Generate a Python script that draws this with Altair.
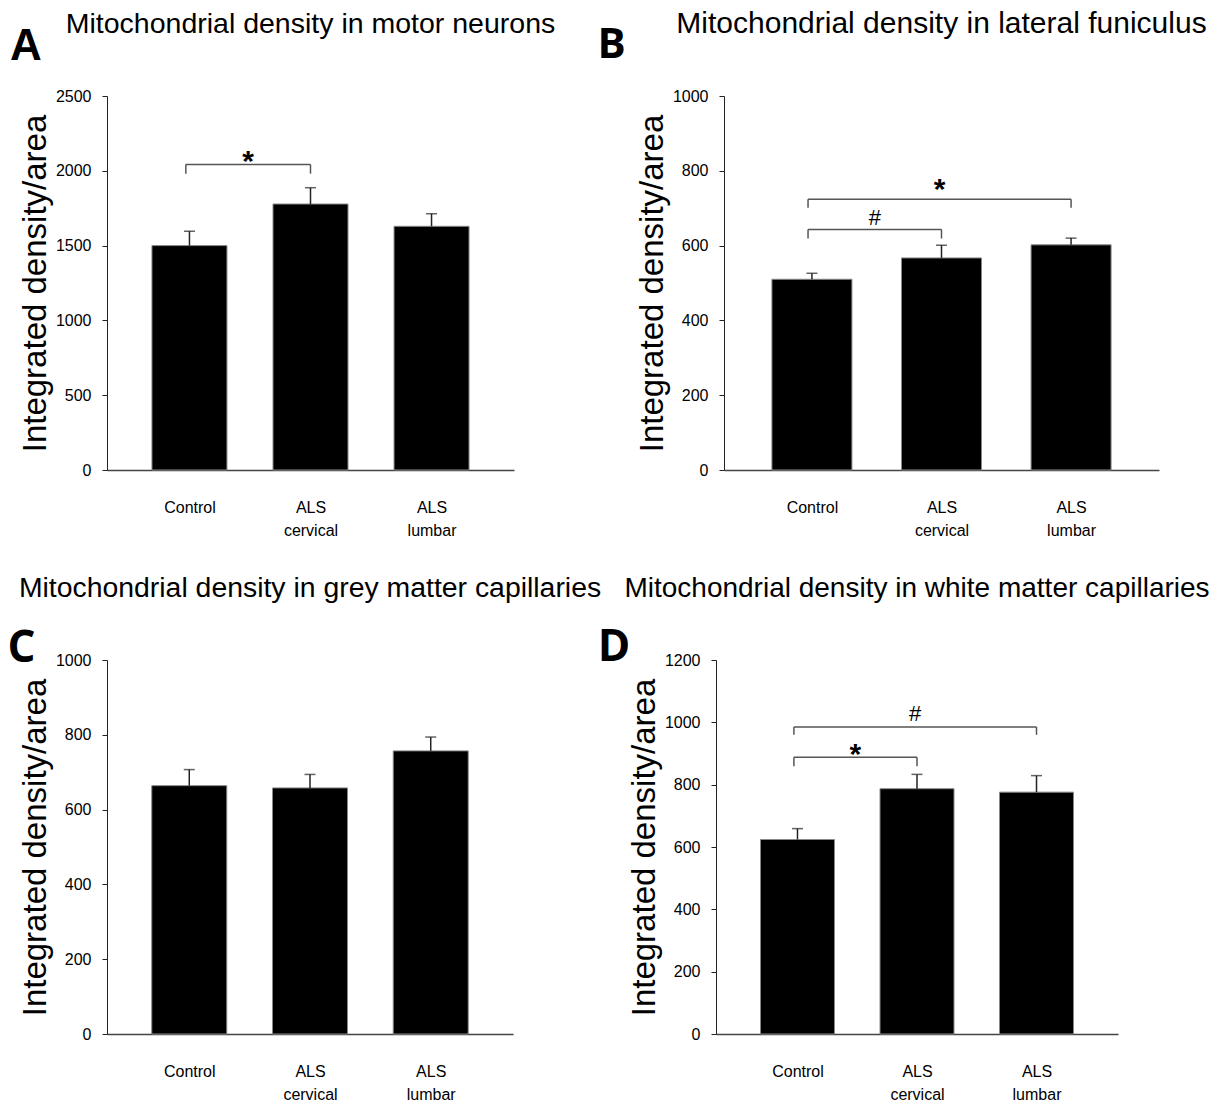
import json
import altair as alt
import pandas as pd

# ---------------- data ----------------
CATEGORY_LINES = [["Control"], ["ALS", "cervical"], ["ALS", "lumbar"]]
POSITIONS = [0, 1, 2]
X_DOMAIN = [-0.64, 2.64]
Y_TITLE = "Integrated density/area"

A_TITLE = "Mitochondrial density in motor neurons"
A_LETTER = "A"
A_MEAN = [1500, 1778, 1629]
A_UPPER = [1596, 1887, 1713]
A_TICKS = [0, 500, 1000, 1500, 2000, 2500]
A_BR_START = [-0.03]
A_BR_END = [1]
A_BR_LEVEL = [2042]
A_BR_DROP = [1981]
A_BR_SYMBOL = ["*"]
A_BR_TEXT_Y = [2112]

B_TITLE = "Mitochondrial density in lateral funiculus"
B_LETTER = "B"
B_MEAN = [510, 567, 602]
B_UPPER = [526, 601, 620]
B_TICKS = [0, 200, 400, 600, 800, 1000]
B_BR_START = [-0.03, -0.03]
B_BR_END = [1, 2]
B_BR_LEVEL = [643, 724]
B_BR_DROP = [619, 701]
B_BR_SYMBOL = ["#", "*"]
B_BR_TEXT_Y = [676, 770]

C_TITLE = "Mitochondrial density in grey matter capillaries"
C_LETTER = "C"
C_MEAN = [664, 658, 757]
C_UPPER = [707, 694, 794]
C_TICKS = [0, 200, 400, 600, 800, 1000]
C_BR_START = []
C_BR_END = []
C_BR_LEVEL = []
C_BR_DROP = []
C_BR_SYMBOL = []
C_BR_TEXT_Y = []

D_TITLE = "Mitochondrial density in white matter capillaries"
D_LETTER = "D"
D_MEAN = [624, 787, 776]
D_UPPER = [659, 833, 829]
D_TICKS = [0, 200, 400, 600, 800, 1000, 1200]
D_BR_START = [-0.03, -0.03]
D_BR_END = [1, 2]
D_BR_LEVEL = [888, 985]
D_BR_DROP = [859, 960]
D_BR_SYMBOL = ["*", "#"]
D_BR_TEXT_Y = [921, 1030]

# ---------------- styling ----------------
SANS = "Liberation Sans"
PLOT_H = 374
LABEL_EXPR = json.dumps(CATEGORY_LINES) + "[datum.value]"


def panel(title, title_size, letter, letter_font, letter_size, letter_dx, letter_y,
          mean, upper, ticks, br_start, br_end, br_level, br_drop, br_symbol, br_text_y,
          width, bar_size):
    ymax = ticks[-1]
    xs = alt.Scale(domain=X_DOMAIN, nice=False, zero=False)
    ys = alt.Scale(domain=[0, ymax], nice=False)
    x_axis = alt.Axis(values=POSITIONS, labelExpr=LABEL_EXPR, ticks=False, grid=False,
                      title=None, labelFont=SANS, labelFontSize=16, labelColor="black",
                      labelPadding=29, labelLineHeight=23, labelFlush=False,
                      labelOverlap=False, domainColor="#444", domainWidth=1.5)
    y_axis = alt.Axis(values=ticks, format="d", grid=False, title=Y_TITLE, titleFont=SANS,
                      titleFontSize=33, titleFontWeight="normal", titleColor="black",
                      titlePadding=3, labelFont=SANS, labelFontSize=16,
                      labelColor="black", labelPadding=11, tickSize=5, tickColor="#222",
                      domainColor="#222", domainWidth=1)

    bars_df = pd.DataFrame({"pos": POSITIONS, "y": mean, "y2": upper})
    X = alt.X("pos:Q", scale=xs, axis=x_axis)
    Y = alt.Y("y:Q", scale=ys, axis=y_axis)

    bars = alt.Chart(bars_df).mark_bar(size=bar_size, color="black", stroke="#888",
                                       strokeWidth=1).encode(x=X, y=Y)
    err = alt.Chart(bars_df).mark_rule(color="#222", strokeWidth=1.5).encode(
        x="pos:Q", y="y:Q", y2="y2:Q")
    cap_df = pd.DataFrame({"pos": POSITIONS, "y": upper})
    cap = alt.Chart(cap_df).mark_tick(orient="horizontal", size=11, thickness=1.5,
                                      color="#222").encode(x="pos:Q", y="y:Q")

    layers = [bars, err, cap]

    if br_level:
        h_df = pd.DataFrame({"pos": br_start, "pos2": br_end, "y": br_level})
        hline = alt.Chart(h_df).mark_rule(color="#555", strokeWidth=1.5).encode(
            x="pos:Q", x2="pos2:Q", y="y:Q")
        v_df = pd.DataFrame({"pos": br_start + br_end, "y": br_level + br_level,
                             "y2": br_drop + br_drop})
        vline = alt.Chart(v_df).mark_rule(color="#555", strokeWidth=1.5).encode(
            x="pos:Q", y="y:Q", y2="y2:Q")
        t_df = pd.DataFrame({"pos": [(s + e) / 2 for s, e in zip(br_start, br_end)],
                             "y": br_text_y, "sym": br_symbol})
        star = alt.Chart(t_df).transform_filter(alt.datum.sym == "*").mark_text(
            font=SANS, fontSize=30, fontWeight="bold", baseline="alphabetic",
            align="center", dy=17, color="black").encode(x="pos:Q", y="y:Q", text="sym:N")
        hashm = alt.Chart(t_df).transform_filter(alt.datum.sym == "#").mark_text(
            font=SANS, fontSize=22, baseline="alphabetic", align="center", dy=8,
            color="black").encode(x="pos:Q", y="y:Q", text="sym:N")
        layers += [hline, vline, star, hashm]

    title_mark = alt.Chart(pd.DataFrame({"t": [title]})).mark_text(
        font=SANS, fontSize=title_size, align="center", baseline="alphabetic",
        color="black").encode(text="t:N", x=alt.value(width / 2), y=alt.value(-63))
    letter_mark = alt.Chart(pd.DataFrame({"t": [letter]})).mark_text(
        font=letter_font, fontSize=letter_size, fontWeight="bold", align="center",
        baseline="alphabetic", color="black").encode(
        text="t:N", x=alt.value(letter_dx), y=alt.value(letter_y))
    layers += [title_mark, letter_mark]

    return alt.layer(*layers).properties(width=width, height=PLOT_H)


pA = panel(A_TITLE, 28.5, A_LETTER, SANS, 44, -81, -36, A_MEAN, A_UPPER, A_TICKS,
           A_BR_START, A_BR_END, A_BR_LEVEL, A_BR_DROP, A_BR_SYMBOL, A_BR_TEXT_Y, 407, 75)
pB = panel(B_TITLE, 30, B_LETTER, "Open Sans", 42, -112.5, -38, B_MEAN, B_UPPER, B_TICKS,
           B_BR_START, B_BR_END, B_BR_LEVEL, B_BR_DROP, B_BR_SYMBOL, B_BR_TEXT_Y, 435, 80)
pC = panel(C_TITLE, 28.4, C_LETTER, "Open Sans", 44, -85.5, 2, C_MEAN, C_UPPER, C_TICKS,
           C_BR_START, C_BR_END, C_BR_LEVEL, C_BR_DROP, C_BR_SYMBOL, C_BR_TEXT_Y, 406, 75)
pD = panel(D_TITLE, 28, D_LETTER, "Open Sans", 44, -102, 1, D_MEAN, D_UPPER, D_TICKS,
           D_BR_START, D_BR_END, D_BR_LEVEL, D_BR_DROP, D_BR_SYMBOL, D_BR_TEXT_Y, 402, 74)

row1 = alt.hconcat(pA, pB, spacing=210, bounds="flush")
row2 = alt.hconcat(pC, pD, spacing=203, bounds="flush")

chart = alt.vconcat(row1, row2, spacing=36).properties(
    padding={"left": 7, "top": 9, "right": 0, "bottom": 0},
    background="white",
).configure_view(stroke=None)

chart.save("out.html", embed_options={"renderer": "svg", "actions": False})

_ _ _ _ _

Reproduce the whole listing above word for word, but not its pictures.

Generate a Python script that draws this with Altair.
import json
import altair as alt
import pandas as pd

# ---------------- data ----------------
CATEGORY_LINES = [["Control"], ["ALS", "cervical"], ["ALS", "lumbar"]]
POSITIONS = [0, 1, 2]
X_DOMAIN = [-0.64, 2.64]
Y_TITLE = "Integrated density/area"

A_TITLE = "Mitochondrial density in motor neurons"
A_LETTER = "A"
A_MEAN = [1500, 1778, 1629]
A_UPPER = [1596, 1887, 1713]
A_TICKS = [0, 500, 1000, 1500, 2000, 2500]
A_BR_START = [-0.03]
A_BR_END = [1]
A_BR_LEVEL = [2042]
A_BR_DROP = [1981]
A_BR_SYMBOL = ["*"]
A_BR_TEXT_Y = [2112]

B_TITLE = "Mitochondrial density in lateral funiculus"
B_LETTER = "B"
B_MEAN = [510, 567, 602]
B_UPPER = [526, 601, 620]
B_TICKS = [0, 200, 400, 600, 800, 1000]
B_BR_START = [-0.03, -0.03]
B_BR_END = [1, 2]
B_BR_LEVEL = [643, 724]
B_BR_DROP = [619, 701]
B_BR_SYMBOL = ["#", "*"]
B_BR_TEXT_Y = [676, 770]

C_TITLE = "Mitochondrial density in grey matter capillaries"
C_LETTER = "C"
C_MEAN = [664, 658, 757]
C_UPPER = [707, 694, 794]
C_TICKS = [0, 200, 400, 600, 800, 1000]
C_BR_START = []
C_BR_END = []
C_BR_LEVEL = []
C_BR_DROP = []
C_BR_SYMBOL = []
C_BR_TEXT_Y = []

D_TITLE = "Mitochondrial density in white matter capillaries"
D_LETTER = "D"
D_MEAN = [624, 787, 776]
D_UPPER = [659, 833, 829]
D_TICKS = [0, 200, 400, 600, 800, 1000, 1200]
D_BR_START = [-0.03, -0.03]
D_BR_END = [1, 2]
D_BR_LEVEL = [888, 985]
D_BR_DROP = [859, 960]
D_BR_SYMBOL = ["*", "#"]
D_BR_TEXT_Y = [921, 1030]

# ---------------- styling ----------------
SANS = "Liberation Sans"
PLOT_H = 374
LABEL_EXPR = json.dumps(CATEGORY_LINES) + "[datum.value]"


def panel(title, title_size, letter, letter_font, letter_size, letter_dx, letter_y,
          mean, upper, ticks, br_start, br_end, br_level, br_drop, br_symbol, br_text_y,
          width, bar_size):
    ymax = ticks[-1]
    xs = alt.Scale(domain=X_DOMAIN, nice=False, zero=False)
    ys = alt.Scale(domain=[0, ymax], nice=False)
    x_axis = alt.Axis(values=POSITIONS, labelExpr=LABEL_EXPR, ticks=False, grid=False,
                      title=None, labelFont=SANS, labelFontSize=16, labelColor="black",
                      labelPadding=29, labelLineHeight=23, labelFlush=False,
                      labelOverlap=False, domainColor="#444", domainWidth=1.5)
    y_axis = alt.Axis(values=ticks, format="d", grid=False, title=Y_TITLE, titleFont=SANS,
                      titleFontSize=33, titleFontWeight="normal", titleColor="black",
                      titlePadding=3, labelFont=SANS, labelFontSize=16,
                      labelColor="black", labelPadding=11, tickSize=5, tickColor="#222",
                      domainColor="#222", domainWidth=1)

    bars_df = pd.DataFrame({"pos": POSITIONS, "y": mean, "y2": upper})
    X = alt.X("pos:Q", scale=xs, axis=x_axis)
    Y = alt.Y("y:Q", scale=ys, axis=y_axis)

    bars = alt.Chart(bars_df).mark_bar(size=bar_size, color="black", stroke="#888",
                                       strokeWidth=1).encode(x=X, y=Y)
    err = alt.Chart(bars_df).mark_rule(color="#222", strokeWidth=1.5).encode(
        x="pos:Q", y="y:Q", y2="y2:Q")
    cap_df = pd.DataFrame({"pos": POSITIONS, "y": upper})
    cap = alt.Chart(cap_df).mark_tick(orient="horizontal", size=11, thickness=1.5,
                                      color="#222").encode(x="pos:Q", y="y:Q")

    layers = [bars, err, cap]

    if br_level:
        h_df = pd.DataFrame({"pos": br_start, "pos2": br_end, "y": br_level})
        hline = alt.Chart(h_df).mark_rule(color="#555", strokeWidth=1.5).encode(
            x="pos:Q", x2="pos2:Q", y="y:Q")
        v_df = pd.DataFrame({"pos": br_start + br_end, "y": br_level + br_level,
                             "y2": br_drop + br_drop})
        vline = alt.Chart(v_df).mark_rule(color="#555", strokeWidth=1.5).encode(
            x="pos:Q", y="y:Q", y2="y2:Q")
        t_df = pd.DataFrame({"pos": [(s + e) / 2 for s, e in zip(br_start, br_end)],
                             "y": br_text_y, "sym": br_symbol})
        star = alt.Chart(t_df).transform_filter(alt.datum.sym == "*").mark_text(
            font=SANS, fontSize=30, fontWeight="bold", baseline="alphabetic",
            align="center", dy=17, color="black").encode(x="pos:Q", y="y:Q", text="sym:N")
        hashm = alt.Chart(t_df).transform_filter(alt.datum.sym == "#").mark_text(
            font=SANS, fontSize=22, baseline="alphabetic", align="center", dy=8,
            color="black").encode(x="pos:Q", y="y:Q", text="sym:N")
        layers += [hline, vline, star, hashm]

    title_mark = alt.Chart(pd.DataFrame({"t": [title]})).mark_text(
        font=SANS, fontSize=title_size, align="center", baseline="alphabetic",
        color="black").encode(text="t:N", x=alt.value(width / 2), y=alt.value(-63))
    letter_mark = alt.Chart(pd.DataFrame({"t": [letter]})).mark_text(
        font=letter_font, fontSize=letter_size, fontWeight="bold", align="center",
        baseline="alphabetic", color="black").encode(
        text="t:N", x=alt.value(letter_dx), y=alt.value(letter_y))
    layers += [title_mark, letter_mark]

    return alt.layer(*layers).properties(width=width, height=PLOT_H)


pA = panel(A_TITLE, 28.5, A_LETTER, SANS, 44, -81, -36, A_MEAN, A_UPPER, A_TICKS,
           A_BR_START, A_BR_END, A_BR_LEVEL, A_BR_DROP, A_BR_SYMBOL, A_BR_TEXT_Y, 407, 75)
pB = panel(B_TITLE, 30, B_LETTER, "Open Sans", 42, -112.5, -38, B_MEAN, B_UPPER, B_TICKS,
           B_BR_START, B_BR_END, B_BR_LEVEL, B_BR_DROP, B_BR_SYMBOL, B_BR_TEXT_Y, 435, 80)
pC = panel(C_TITLE, 28.4, C_LETTER, "Open Sans", 44, -85.5, 2, C_MEAN, C_UPPER, C_TICKS,
           C_BR_START, C_BR_END, C_BR_LEVEL, C_BR_DROP, C_BR_SYMBOL, C_BR_TEXT_Y, 406, 75)
pD = panel(D_TITLE, 28, D_LETTER, "Open Sans", 44, -102, 1, D_MEAN, D_UPPER, D_TICKS,
           D_BR_START, D_BR_END, D_BR_LEVEL, D_BR_DROP, D_BR_SYMBOL, D_BR_TEXT_Y, 402, 74)

row1 = alt.hconcat(pA, pB, spacing=210, bounds="flush")
row2 = alt.hconcat(pC, pD, spacing=203, bounds="flush")

chart = alt.vconcat(row1, row2, spacing=36).properties(
    padding={"left": 7, "top": 9, "right": 0, "bottom": 0},
    background="white",
).configure_view(stroke=None)

chart.save("out.html", embed_options={"renderer": "svg", "actions": False})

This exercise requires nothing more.